• Records:
--- START ---

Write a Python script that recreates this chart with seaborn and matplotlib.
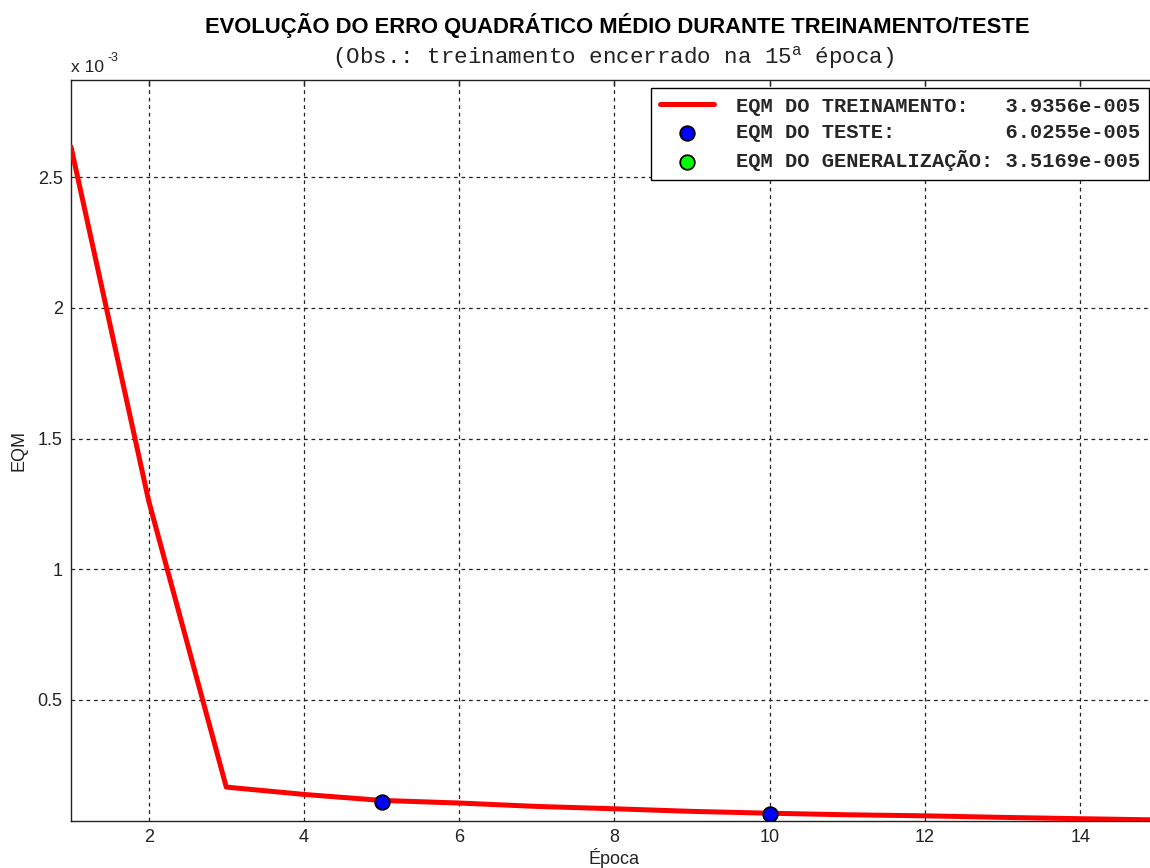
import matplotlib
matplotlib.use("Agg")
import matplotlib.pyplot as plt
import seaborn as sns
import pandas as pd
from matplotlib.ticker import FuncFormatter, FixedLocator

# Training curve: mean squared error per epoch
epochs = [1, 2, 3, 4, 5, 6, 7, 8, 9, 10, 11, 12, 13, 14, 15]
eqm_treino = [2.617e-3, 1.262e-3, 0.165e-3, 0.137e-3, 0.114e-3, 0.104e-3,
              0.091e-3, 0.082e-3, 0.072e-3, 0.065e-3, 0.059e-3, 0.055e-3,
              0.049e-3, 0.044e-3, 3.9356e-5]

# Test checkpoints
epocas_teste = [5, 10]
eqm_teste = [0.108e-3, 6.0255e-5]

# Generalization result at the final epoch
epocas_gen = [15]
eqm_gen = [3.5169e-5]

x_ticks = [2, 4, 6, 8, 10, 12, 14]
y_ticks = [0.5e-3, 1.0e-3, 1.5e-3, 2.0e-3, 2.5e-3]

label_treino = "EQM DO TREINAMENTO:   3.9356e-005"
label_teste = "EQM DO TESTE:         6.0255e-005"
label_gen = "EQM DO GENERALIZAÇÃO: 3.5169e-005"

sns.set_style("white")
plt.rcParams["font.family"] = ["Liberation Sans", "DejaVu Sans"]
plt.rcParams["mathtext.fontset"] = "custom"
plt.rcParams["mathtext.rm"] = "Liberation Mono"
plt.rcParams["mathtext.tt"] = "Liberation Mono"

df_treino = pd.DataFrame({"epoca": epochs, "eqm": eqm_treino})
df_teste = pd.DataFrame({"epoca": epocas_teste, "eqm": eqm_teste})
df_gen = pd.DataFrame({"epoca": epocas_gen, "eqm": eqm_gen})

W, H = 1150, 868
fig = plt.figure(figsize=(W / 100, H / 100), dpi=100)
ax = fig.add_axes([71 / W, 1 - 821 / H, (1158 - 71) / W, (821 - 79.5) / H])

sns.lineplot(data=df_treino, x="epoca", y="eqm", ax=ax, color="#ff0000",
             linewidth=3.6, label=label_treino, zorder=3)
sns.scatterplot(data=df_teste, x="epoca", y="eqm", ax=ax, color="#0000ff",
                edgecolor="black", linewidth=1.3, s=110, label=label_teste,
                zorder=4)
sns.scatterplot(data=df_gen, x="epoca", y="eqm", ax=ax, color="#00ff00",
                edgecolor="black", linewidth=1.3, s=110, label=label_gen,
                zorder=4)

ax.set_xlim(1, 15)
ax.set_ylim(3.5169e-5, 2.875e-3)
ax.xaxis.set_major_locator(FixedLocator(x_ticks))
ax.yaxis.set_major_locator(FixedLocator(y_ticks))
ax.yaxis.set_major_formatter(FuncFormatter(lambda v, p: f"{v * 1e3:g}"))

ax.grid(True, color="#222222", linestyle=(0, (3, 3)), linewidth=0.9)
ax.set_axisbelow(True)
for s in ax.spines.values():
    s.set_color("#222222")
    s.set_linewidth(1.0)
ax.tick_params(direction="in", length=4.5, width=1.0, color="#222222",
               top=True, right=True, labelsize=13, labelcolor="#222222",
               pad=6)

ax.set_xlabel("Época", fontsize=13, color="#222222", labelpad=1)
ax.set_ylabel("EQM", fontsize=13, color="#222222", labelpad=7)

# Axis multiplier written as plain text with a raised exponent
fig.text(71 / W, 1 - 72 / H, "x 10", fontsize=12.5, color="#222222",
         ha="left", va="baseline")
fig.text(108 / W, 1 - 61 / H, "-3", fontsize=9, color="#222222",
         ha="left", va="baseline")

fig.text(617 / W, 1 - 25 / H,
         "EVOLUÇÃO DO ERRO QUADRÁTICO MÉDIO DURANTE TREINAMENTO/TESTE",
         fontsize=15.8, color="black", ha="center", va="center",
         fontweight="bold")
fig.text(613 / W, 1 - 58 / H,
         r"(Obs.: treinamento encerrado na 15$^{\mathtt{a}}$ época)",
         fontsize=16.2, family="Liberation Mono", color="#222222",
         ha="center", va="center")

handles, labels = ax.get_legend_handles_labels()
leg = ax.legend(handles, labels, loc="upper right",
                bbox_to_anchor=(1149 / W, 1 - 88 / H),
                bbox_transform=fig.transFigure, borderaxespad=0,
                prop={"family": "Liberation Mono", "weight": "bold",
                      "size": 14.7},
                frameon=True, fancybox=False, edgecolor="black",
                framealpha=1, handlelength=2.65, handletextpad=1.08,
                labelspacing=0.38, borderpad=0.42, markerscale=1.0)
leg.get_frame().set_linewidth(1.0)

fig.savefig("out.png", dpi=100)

--- END ---
--- START ---

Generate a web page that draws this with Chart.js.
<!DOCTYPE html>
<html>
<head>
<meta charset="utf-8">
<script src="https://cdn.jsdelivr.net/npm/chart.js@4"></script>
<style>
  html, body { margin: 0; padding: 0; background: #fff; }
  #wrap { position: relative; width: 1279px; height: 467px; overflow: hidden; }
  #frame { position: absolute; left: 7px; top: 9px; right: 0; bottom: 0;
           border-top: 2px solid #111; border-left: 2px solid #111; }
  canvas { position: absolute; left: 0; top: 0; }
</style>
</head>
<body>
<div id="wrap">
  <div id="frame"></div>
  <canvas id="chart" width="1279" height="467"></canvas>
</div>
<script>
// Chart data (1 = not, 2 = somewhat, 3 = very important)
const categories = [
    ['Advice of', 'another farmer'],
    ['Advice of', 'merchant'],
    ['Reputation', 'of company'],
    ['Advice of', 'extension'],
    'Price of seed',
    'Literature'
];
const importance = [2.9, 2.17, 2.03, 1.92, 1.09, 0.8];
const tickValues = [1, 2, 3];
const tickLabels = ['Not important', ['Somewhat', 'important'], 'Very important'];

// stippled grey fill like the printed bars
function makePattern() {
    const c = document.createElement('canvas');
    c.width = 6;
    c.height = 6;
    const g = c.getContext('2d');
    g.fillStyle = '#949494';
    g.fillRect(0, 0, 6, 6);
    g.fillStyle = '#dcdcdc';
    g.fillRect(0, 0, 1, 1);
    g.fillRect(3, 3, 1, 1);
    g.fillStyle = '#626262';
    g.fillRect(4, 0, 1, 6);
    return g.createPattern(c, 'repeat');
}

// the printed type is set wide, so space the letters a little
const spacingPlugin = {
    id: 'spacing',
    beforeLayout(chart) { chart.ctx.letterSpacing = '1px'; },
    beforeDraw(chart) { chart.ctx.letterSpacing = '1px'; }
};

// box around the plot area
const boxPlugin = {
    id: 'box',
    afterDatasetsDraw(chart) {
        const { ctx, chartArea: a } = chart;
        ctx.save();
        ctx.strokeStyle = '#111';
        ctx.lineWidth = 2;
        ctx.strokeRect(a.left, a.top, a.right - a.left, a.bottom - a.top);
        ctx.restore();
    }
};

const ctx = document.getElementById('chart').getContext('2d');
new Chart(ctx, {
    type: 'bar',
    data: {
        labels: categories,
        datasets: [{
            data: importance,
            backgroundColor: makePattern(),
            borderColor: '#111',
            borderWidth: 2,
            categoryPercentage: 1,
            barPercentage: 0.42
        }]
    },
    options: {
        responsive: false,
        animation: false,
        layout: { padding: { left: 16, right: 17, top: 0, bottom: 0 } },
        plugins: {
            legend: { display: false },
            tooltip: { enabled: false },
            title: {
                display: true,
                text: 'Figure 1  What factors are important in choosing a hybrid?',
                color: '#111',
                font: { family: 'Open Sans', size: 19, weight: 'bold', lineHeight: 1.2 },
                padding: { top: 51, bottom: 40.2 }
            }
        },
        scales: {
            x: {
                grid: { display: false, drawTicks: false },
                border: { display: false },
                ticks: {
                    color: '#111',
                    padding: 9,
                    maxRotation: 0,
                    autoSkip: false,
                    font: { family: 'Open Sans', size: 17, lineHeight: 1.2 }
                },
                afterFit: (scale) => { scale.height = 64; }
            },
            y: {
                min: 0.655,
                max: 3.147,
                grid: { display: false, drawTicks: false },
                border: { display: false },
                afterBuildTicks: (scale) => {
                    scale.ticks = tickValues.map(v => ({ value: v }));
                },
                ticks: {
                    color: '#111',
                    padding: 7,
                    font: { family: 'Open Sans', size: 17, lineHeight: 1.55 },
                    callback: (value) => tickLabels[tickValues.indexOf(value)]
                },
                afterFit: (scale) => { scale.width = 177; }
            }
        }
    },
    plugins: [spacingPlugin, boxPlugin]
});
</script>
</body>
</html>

--- END ---

• EXERCISE AIM:
Would you restate, exactly and with no pictures, the lines of the entries above from the one containing "Write a Python" through the one containing "ax = fig.add_axes([71"?

• RESULT FOR THIS EXERCISE:
Write a Python script that recreates this chart with seaborn and matplotlib.
import matplotlib
matplotlib.use("Agg")
import matplotlib.pyplot as plt
import seaborn as sns
import pandas as pd
from matplotlib.ticker import FuncFormatter, FixedLocator

# Training curve: mean squared error per epoch
epochs = [1, 2, 3, 4, 5, 6, 7, 8, 9, 10, 11, 12, 13, 14, 15]
eqm_treino = [2.617e-3, 1.262e-3, 0.165e-3, 0.137e-3, 0.114e-3, 0.104e-3,
              0.091e-3, 0.082e-3, 0.072e-3, 0.065e-3, 0.059e-3, 0.055e-3,
              0.049e-3, 0.044e-3, 3.9356e-5]

# Test checkpoints
epocas_teste = [5, 10]
eqm_teste = [0.108e-3, 6.0255e-5]

# Generalization result at the final epoch
epocas_gen = [15]
eqm_gen = [3.5169e-5]

x_ticks = [2, 4, 6, 8, 10, 12, 14]
y_ticks = [0.5e-3, 1.0e-3, 1.5e-3, 2.0e-3, 2.5e-3]

label_treino = "EQM DO TREINAMENTO:   3.9356e-005"
label_teste = "EQM DO TESTE:         6.0255e-005"
label_gen = "EQM DO GENERALIZAÇÃO: 3.5169e-005"

sns.set_style("white")
plt.rcParams["font.family"] = ["Liberation Sans", "DejaVu Sans"]
plt.rcParams["mathtext.fontset"] = "custom"
plt.rcParams["mathtext.rm"] = "Liberation Mono"
plt.rcParams["mathtext.tt"] = "Liberation Mono"

df_treino = pd.DataFrame({"epoca": epochs, "eqm": eqm_treino})
df_teste = pd.DataFrame({"epoca": epocas_teste, "eqm": eqm_teste})
df_gen = pd.DataFrame({"epoca": epocas_gen, "eqm": eqm_gen})

W, H = 1150, 868
fig = plt.figure(figsize=(W / 100, H / 100), dpi=100)
ax = fig.add_axes([71 / W, 1 - 821 / H, (1158 - 71) / W, (821 - 79.5) / H])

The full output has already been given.